52 million Americans could be affected by the latest healthcare tripwire purposefully set off by the Trump administration, which is declining to support certain mandates that include protections for pre-existing conditions.
In 2016, a Kaiser Family Foundation study estimated that 27 percent of adult Americans under the age of 65 had health conditions that would likely leave them uninsurable if they applied for individual market coverage without protection. It’s unclear how many would be unable to get insurance currently because, while the individual market has grown, many also receive employment-based insurance or are on Medicaid, or in some instances, Medicare.
Trump’s Justice Department will no longer defend certain Affordable Care Act provisions, including requiring people carry health insurance and guaranteeing access for people with medical problems and limit what insurers can charge older, sicker adults.
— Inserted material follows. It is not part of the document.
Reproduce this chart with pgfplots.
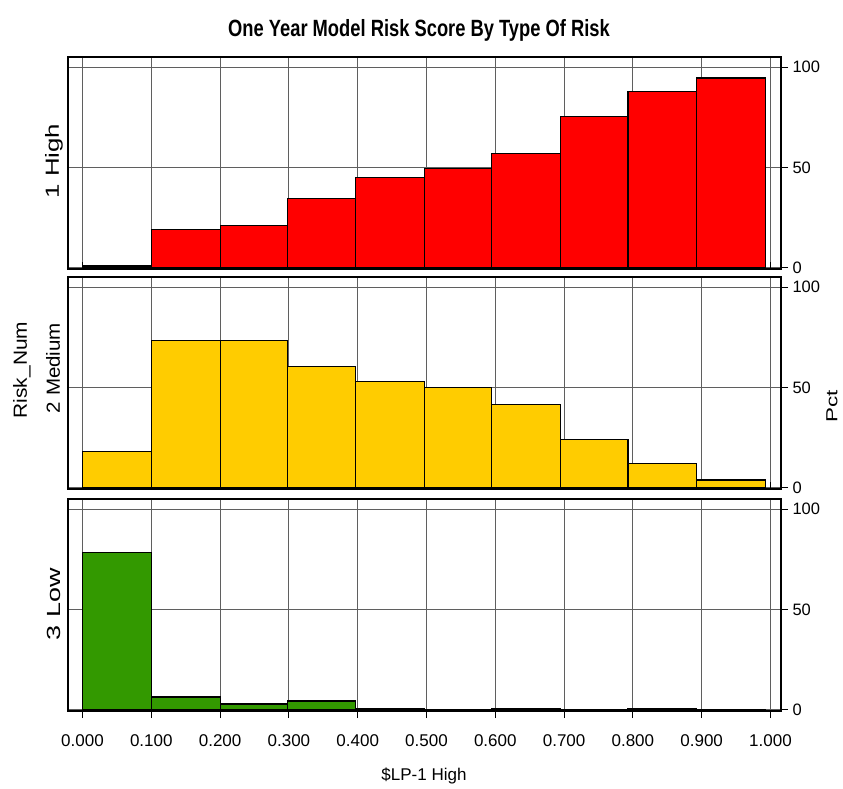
\documentclass[border=0pt]{standalone}
\usepackage{fontspec}
\setmainfont{Liberation Sans}
\usepackage{graphicx}
\usepackage{pgfplots}
\pgfplotsset{compat=1.18}
\definecolor{barred}{RGB}{255,0,0}
\definecolor{baryellow}{RGB}{255,204,0}
\definecolor{bargreen}{RGB}{51,153,0}
\definecolor{gridgray}{RGB}{95,95,95}
\pgfplotsset{panel/.style={
  anchor=south west,
  width=713pt, height=212pt, scale only axis,
  xmin=-0.0211, xmax=1.0153, ymin=-0.5, ymax=105,
  xtick={0,0.1,0.2,0.3,0.4,0.5,0.6,0.7,0.8,0.9,1.0},
  ytick={0,50,100}, yticklabels={0,50,100},
  grid=major,
  major grid style={gridgray, line width=1pt},
  axis line style={black, line width=1.5pt},
  ytick pos=right, yticklabel pos=right,
  xtick pos=bottom,
  major tick length=7pt,
  tick style={black, line width=1pt},
  y tick label style={font=\fontsize{16.5}{16.5}\selectfont, xshift=1pt},
  x tick label style={font=\fontsize{17}{17}\selectfont, yshift=-13pt},
  every axis plot/.append style={draw=black, line width=1.2pt},
}}
\begin{document}
\begin{tikzpicture}
\useasboundingbox (0,0) rectangle (843pt,788pt);
% panel 1
\begin{axis}[panel, at={(68pt,519pt)}, xticklabels={}, xtick align=inside, ytick align=outside]
\addplot[ybar interval, fill=barred] coordinates {
(0,1) (0.1,19) (0.2,21) (0.298,34.5) (0.397,45) (0.497,49.5) (0.595,57) (0.695,75.5) (0.793,88) (0.893,94.5) (0.993,0)};
\end{axis}
% panel 2
\begin{axis}[panel, at={(68pt,299pt)}, xticklabels={}, xtick align=inside, ytick align=outside]
\addplot[ybar interval, fill=baryellow] coordinates {
(0,18) (0.1,73.5) (0.2,73.5) (0.298,60.5) (0.397,53) (0.497,50) (0.595,41.5) (0.695,24) (0.793,12) (0.893,4) (0.993,0)};
\end{axis}
% panel 3
\begin{axis}[panel, at={(68pt,77pt)}, tick align=outside,
  xticklabels={0.000,0.100,0.200,0.300,0.400,0.500,0.600,0.700,0.800,0.900,1.000}]
\addplot[ybar interval, fill=bargreen] coordinates {
(0,78.5) (0.1,6.5) (0.2,3) (0.298,4.5) (0.397,0.5) (0.497,0.3) (0.595,0.5) (0.695,0.3) (0.793,0.8) (0.893,0.2) (0.993,0)};
\end{axis}
% titles and labels
\node at (419pt,758pt) {\fontsize{23.5}{23.5}\selectfont\scalebox{0.78}[1]{\bfseries One Year Model Risk Score By Type Of Risk}};
\node[rotate=90] at (54pt,627pt) {\fontsize{19}{19}\selectfont\scalebox{1.36}[1]{1 High}};
\node[rotate=90] at (53pt,420pt) {\fontsize{19}{19}\selectfont\scalebox{1.08}[1]{2 Medium}};
\node[rotate=90] at (54pt,184pt) {\fontsize{19}{19}\selectfont\scalebox{1.42}[1]{3 Low}};
\node[rotate=90] at (22pt,418pt) {\fontsize{19}{19}\selectfont\scalebox{1.1}[1]{Risk\_Num}};
\node[rotate=90] at (832pt,382pt) {\fontsize{16}{16}\selectfont\scalebox{1.4}[1]{Pct}};
\node at (424pt,12pt) {\fontsize{17}{17}\selectfont \$LP-1 High};
\end{tikzpicture}
\end{document}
Ironically, southern states that voted for Trump have a higher rate of these adults, including Tennessee (32%), Arkansas (32%), Alabama (33%), Kentucky (33%), Mississippi (34%), and West Virginia (36%), where at least a third of the non-elderly population would have declinable conditions, according to a Kaiser report.
Twenty Republican state attorneys general had filed a lawsuit that Congress’ changes to the law in last year’s tax bill rendered the entire ACA unconstitutional. In the tax law, Congress repealed the penalty for people who failed to have health insurance starting in 2019.
California Attorney General Xavier Becerra, who has defended the ACA, told Kaiser Health News that attacks by the Trump administration threaten health care for millions of Americans. He accused the administration of going “AWOL.”
“It’s, simply put, an attack on the health care that millions of Americans have come to count on, and California, being the most successful state in implementing the Affordable Care Act, stands to lose perhaps more than anyone else,” he told KHN.
About 1.5 million Californians buy coverage through the state’s ACA exchange, Covered California, and nearly 4 million have joined Medicaid as a result of the program’s expansion under the law.
The trade association, America’s Health Insurance Plans, which represents insurers, was obviously unhappy with the recent developments: “Zeroing out the individual mandate penalty should not result in striking important consumer protections, such as guaranteed issue and community rating rules that help those with pre-existing conditions. Removing those provisions will result in renewed uncertainty in the individual market, create a patchwork of requirements in the states, cause rates to go even higher for older Americans and sicker patients, and make it challenging to introduce products and rates for 2019.”
Propping up the health insurance industry and protecting policyholders has already been a dysfunctional balancing act that has resulted in increasing premium hikes for financially struggling families. The latest attack on the ACA, which Republicans already roiled last year with cuts, will either increase the double digit premium increases that have occurred over the past few years, along with growing co-pays and deductibles, even more or force insurance companies to drop out of the ACA marketplace all together.